Some of Martha's detractors ridicule this stuff or suggest it makes women feel inadequate because their homes aren't this beautiful. But why bother reading the thing if it makes you feel inadequate? I read as a gentle form of self-congratulatory escapism. It makes me feel soothed and relaxed, as I flip between pretty pictures of things that I might dream of having, pretty pictures of things that I can proudly announce that I already have, and pretty pictures of things that I can just as easily forgo. Really, who needs a jam safe with an etched glass front? Like some kid trading hockey cards, I turn the pages: Don't want it, got it, got it, need it.
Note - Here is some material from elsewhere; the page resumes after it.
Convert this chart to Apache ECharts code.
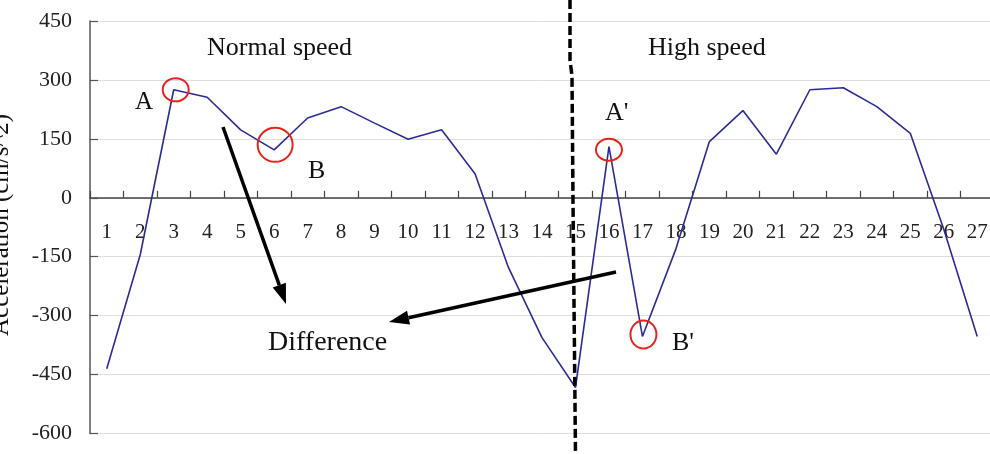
<!DOCTYPE html>
<html>
<head>
<meta charset="utf-8">
<script src="https://cdn.jsdelivr.net/npm/echarts@6/dist/echarts.min.js"></script>
<style>
  html, body { margin: 0; padding: 0; background: #fff; }
  #chart { width: 990px; height: 454px; }
</style>
</head>
<body>
<div id="chart"></div>
<script>
  // sample number 1..27
  var categories = ['1', '2', '3', '4', '5', '6', '7', '8', '9', '10', '11', '12', '13', '14',
    '15', '16', '17', '18', '19', '20', '21', '22', '23', '24', '25', '26', '27']
  // acceleration (cm/s^2)
  var accel = [-435, -145, 275, 256, 173, 122, 203, 232, 190, 149, 173, 61, -178, -356,
    -483, 130, -353, -130, 143, 222, 111, 275, 280, 232, 164, -80, -353]
  var yTicks = [-600, -450, -300, -150, 0, 150, 300, 450]

  // red marks around A, B, A', B' (index into accel)
  var marked = [
    { idx: 2, dx: 2, dy: 0, rx: 13, ry: 11.5 },
    { idx: 5, dx: 1, dy: -5, rx: 17.5, ry: 17 },
    { idx: 15, dx: 0, dy: 3, rx: 13, ry: 11 },
    { idx: 16, dx: 1, dy: -2, rx: 13, ry: 14 }
  ]

  var serif = '"Liberation Serif", "Times New Roman", serif'

  var gridTop = 21, gridBottom = 20.5
  var yMin = yTicks[0], yMax = yTicks[yTicks.length - 1]
  // lift the x axis (line, ticks, labels) up to the zero line
  var plotH = 454 - gridTop - gridBottom
  var zeroOffset = -plotH * (0 - yMin) / (yMax - yMin)

  var dom = document.getElementById('chart')
  var chart = echarts.init(dom)

  var option = {
    animation: false,
    grid: {
      left: 90,
      right: -4,
      top: gridTop,
      bottom: gridBottom,
      outerBoundsMode: 'none'
    },
    xAxis: {
      type: 'category',
      data: categories,
      boundaryGap: true,
      position: 'bottom',
      offset: zeroOffset,
      axisLine: { show: true, onZero: false, lineStyle: { color: '#444', width: 1.5 } },
      axisTick: { show: true, inside: true, length: 7, interval: 0, lineStyle: { color: '#444', width: 1.2 } },
      axisLabel: { show: true, interval: 0, margin: 24, fontFamily: serif, fontSize: 21, color: '#222' },
      splitLine: { show: false }
    },
    yAxis: {
      type: 'value',
      min: yMin,
      max: yMax,
      interval: 150,
      axisLine: { show: true, lineStyle: { color: '#555', width: 1.5 } },
      axisTick: { show: true, inside: true, length: 8, lineStyle: { color: '#555', width: 1.2 } },
      axisLabel: { margin: 18, fontFamily: serif, fontSize: 22, color: '#222' },
      splitLine: { lineStyle: { color: '#dedede', width: 1 } }
    },
    series: [{
      type: 'line',
      data: accel,
      symbol: 'none',
      lineStyle: { color: '#2b2b96', width: 1.6 },
      z: 3
    }]
  }
  chart.setOption(option)

  function arrow(x1, y1, x2, y2) {
    var ang = Math.atan2(y2 - y1, x2 - x1)
    var hl = 20, hw = 7
    var bx = x2 - hl * Math.cos(ang), by = y2 - hl * Math.sin(ang)
    var px = -Math.sin(ang) * hw, py = Math.cos(ang) * hw
    return [{
      type: 'line',
      shape: { x1: x1, y1: y1, x2: bx, y2: by },
      style: { stroke: '#000', lineWidth: 3.5 },
      z: 20
    }, {
      type: 'polygon',
      shape: { points: [[x2, y2], [bx + px, by + py], [bx - px, by - py]] },
      style: { fill: '#000' },
      z: 20
    }]
  }

  function label(text, x, y, size, rot) {
    return {
      type: 'text',
      x: x,
      y: y,
      rotation: rot || 0,
      style: {
        text: text,
        font: size + 'px ' + serif,
        fill: '#111',
        textAlign: rot ? 'center' : 'left',
        textVerticalAlign: 'middle'
      },
      z: 20
    }
  }

  var g = []
  marked.forEach(function (m) {
    var p = chart.convertToPixel({ seriesIndex: 0 }, [m.idx, accel[m.idx]])
    g.push({
      type: 'ellipse',
      shape: { cx: p[0] + m.dx, cy: p[1] + m.dy, rx: m.rx, ry: m.ry },
      style: { fill: 'none', stroke: '#e8231e', lineWidth: 2 },
      z: 20
    })
  })
  // boundary between the two speed runs
  g.push({
    type: 'polyline',
    shape: { points: [[570, 0], [570, 60], [572, 76], [573, 200], [575.5, 454]] },
    style: { stroke: '#000', lineWidth: 3.5, lineDash: [9, 4], fill: null },
    z: 19
  })
  g = g.concat(arrow(223, 127, 286, 304))
  g = g.concat(arrow(616, 272, 389, 322))
  g.push(label('Normal speed', 207, 48, 26))
  g.push(label('High speed', 648, 48, 26))
  g.push(label('A', 135, 102.5, 25))
  g.push(label('B', 308, 171, 26))
  g.push(label("A'", 605, 113, 26))
  g.push(label("B'", 672, 343, 26))
  g.push(label('Difference', 268, 342.5, 28))
  // y axis title, cut by the left edge as in the source
  g.push(label('Acceleration (cm/s^2)', 1, 225, 25, Math.PI / 2))

  chart.setOption({ graphic: g })
</script>
</body>
</html>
Truth is, Martha Stewart Living is really good time porn. Without ever mentioning dirty words like servants and heaps of money on the one hand or working parents and TV dinners on the other, it offers the harried and the stressed luscious vistas of leisure, not merely the time to seed, to prune, to quilt, to preserve, to refinish, but also the time to savour the results.

It is believed that it was Colin McEnroe writing in The Hartford Courant in 1994 who first coined the phrase time porn. He was remarking on the unrealistic quantities of leisure on television shows such as Seinfeld and Cheers, where the characters seemed to have nothing better to do than hang out with friends, but I think lifestyle magazines are the quintessential examples of time porn.

Like real porn, the magazine is portable, easily hidden and can be casually acquired. "Oh, I just bought a few magazines for fun," I will say nonchalantly as I drop a copy of Martha Stewart Living on the deck at the cottage, because summertime is the season in which I have time for time porn and, of course, I would never subscribe year-round to such a frivolous publication. That's another reason I don't watch Martha Stewart on TV: It would require reading a television schedule or programming the VCR, both of which suggest a commitment. Who wants to admit they are committed to porn?

Before I discovered the joys of Martha Stewart Living, my favourite time porn was the catalogue of the outdoor outfitter and clothing manufacturer L. L. Bean. It lacked the articles but the pictures were just as pretty and it had the added virtue that it arrived at the door unbidden, letting me savour images of muscular men chopping wood with their golden retrievers at their side or slim women drinking coffee on docks without having to actually go as far as to pay money for the thing. Occasionally, I noticed they would sneak a laptop into one of the pictures to suggest some degree of verisimilitude, sort of like those phony plot lines in blue movies: "Oh, it's the plumber. Come in."

Oh, I'll just do half an hour's work on my next novel before I take the canoe for a paddle. Oh, tomorrow, I'll go stargazing, after I've finished pruning the roses.